Burglars at Lewes Crown Court were more likely to be spared prison sentences than at 96 per cent of courts nationwide when figures were last collected.
And sex offenders at Chichester got the softest justice of all, other than two courts in the country, according to newly released league tables.
Across the county, criminals have faced sharply differing sentencing trends – from the lightest touch to the toughest punishments.
Conservative MP Philip Davies, from Yorkshire, has ranked courts according to the number of convicted defendants they sent to jail in 2009 and 2010.
In 2010, Lewes Crown Court jailed fewer than half its 1,604 defendants.
Only about 60 per cent of burglars were sent to custody that year – 68 out of 112 – putting the court 73rd out of 76 nationwide for its imprisonment rate.
Chichester Crown Court
By contrast, Chichester Crown Court jailed 30 out of 34 convicted burglars in 2010 – at 88 per cent, the second-highest proportion in the country.

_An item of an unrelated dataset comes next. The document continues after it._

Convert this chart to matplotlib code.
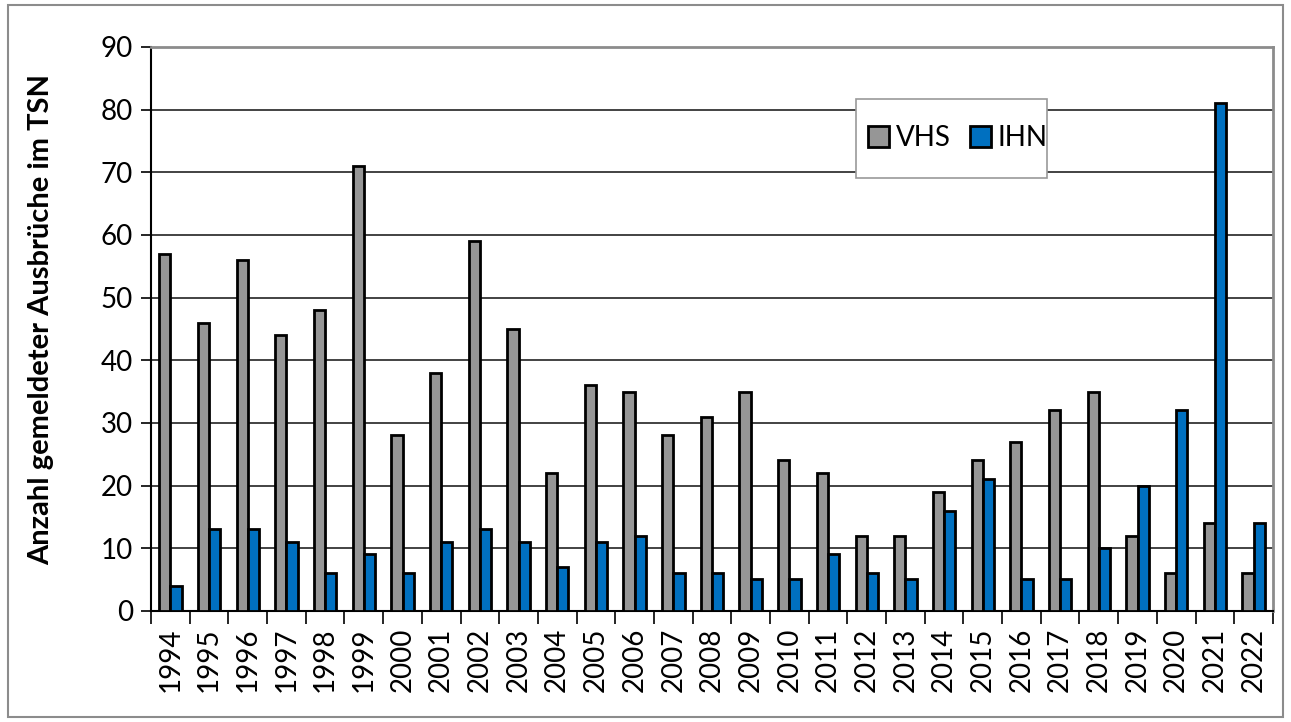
import matplotlib.pyplot as plt
import numpy as np
from matplotlib.patches import Rectangle

plt.rcParams['font.family'] = ['Lato', 'DejaVu Sans']

# Daten
years = [str(y) for y in range(1994, 2023)]
vhs = [57, 46, 56, 44, 48, 71, 28, 38, 59, 45, 22, 36, 35, 28, 31, 35, 24, 22,
       12, 12, 19, 24, 27, 32, 35, 12, 6, 14, 6]
ihn = [4, 13, 13, 11, 6, 9, 6, 11, 13, 11, 7, 11, 12, 6, 6, 5, 5, 9, 6, 5, 16,
       21, 5, 5, 10, 20, 32, 81, 14]

fig = plt.figure(figsize=(12.91, 7.22), dpi=100)
ax = fig.add_axes([0.117, 0.154, 0.869, 0.781])

x = np.arange(len(years))
w = 0.29
ax.bar(x - w / 2, vhs, w, color='#969696', edgecolor='black', linewidth=2, label='VHS', zorder=3)
ax.bar(x + w / 2, ihn, w, color='#0070C0', edgecolor='black', linewidth=2, label='IHN', zorder=3)

ax.set_xlim(-0.5, len(years) - 0.5)
ax.set_ylim(0, 90)
ax.set_yticks(range(0, 91, 10))
ax.yaxis.grid(True, color='#222222', linewidth=1.2, zorder=0)

ax.set_xticks(x)
ax.set_xticklabels(years, rotation=90, fontsize=20)
ax.tick_params(axis='x', length=0, pad=12)
ax.set_xticks(np.arange(-0.5, len(years)), minor=True)
ax.tick_params(axis='x', which='minor', length=9, width=1.2, color='black')
ax.tick_params(axis='y', labelsize=20, length=7, width=1.2, pad=6)

for s in ['top', 'right']:
    ax.spines[s].set_color('#8c8c8c')
    ax.spines[s].set_linewidth(2)
for s in ['left', 'bottom']:
    ax.spines[s].set_color('black')
    ax.spines[s].set_linewidth(1.5)

ax.set_ylabel('Anzahl gemeldeter Ausbrüche im TSN', fontsize=21, fontweight='bold')
ax.yaxis.set_label_coords(-0.086, 0.516)

# Legendenrahmen
ax.add_patch(Rectangle((0.628, 0.768), 0.171, 0.14, transform=ax.transAxes,
                       facecolor='white', edgecolor='#999999', linewidth=1.2, zorder=4))
leg = ax.legend(loc='center', bbox_to_anchor=(0.719, 0.838), ncol=2, fontsize=20,
                frameon=False, handlelength=0.75, handleheight=0.75, handletextpad=0.25,
                columnspacing=0.7)
leg.set_zorder(5)

fig.patches.append(Rectangle((0.006, 0.007), 0.988, 0.986, transform=fig.transFigure,
                             fill=False, edgecolor='#8c8c8c', linewidth=1.5))

fig.savefig('out.png', dpi=100)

In 2009 and 2010, Lewes was in the bottom half of the table for violent crime, robbery, theft, criminal damage, drug crime and driving offences.
Of the crimes included in the survey, it was only in the top half for sex crime (34th) and fraud (12th).
In 2010, Chichester was eighth for violent crime sentencing, second for burglary and 11th for fraud.
In both years it was in the top half for violent crime, robbery and driving.
But it was in the bottom half for sex offences both years. It was also in the bottom half for drugs and criminal damage.
A spokeswoman for the Sentencing Council told The Argus: “Sentencing guidelines provide an approach to sentencing based on the harm to the victim and the culpability of the offender.
“The sentencer must follow the guidelines unless it is in the interests of justice not to do so.
“Other factors taken into account when sentencing include the number and type of previous convictions the offender has.”
But the differences between courts have been criticised by politicians.
After revealing the figures using Parliamentary questions, Mr Davies said: “I am astonished that one court jails nine out of ten while others are sending not much more than one in two burglars to their just deserts.”
Sussex Police and Crime Commissioner, Katy Bourne, said yesterday: “We do have to bear in mind that this data is two years old, but I do intend to bring this matter up with my criminal justice partners when we next meet.”
Eastbourne solicitor Rodney Warren, chairman of the Criminal Law Solicitors’ Association, said the provision in place for rehabilitation in areas like Brighton and Hove might mean there are more choices available for sentencing judges in Lewes than elsewhere, where prison might be the only option.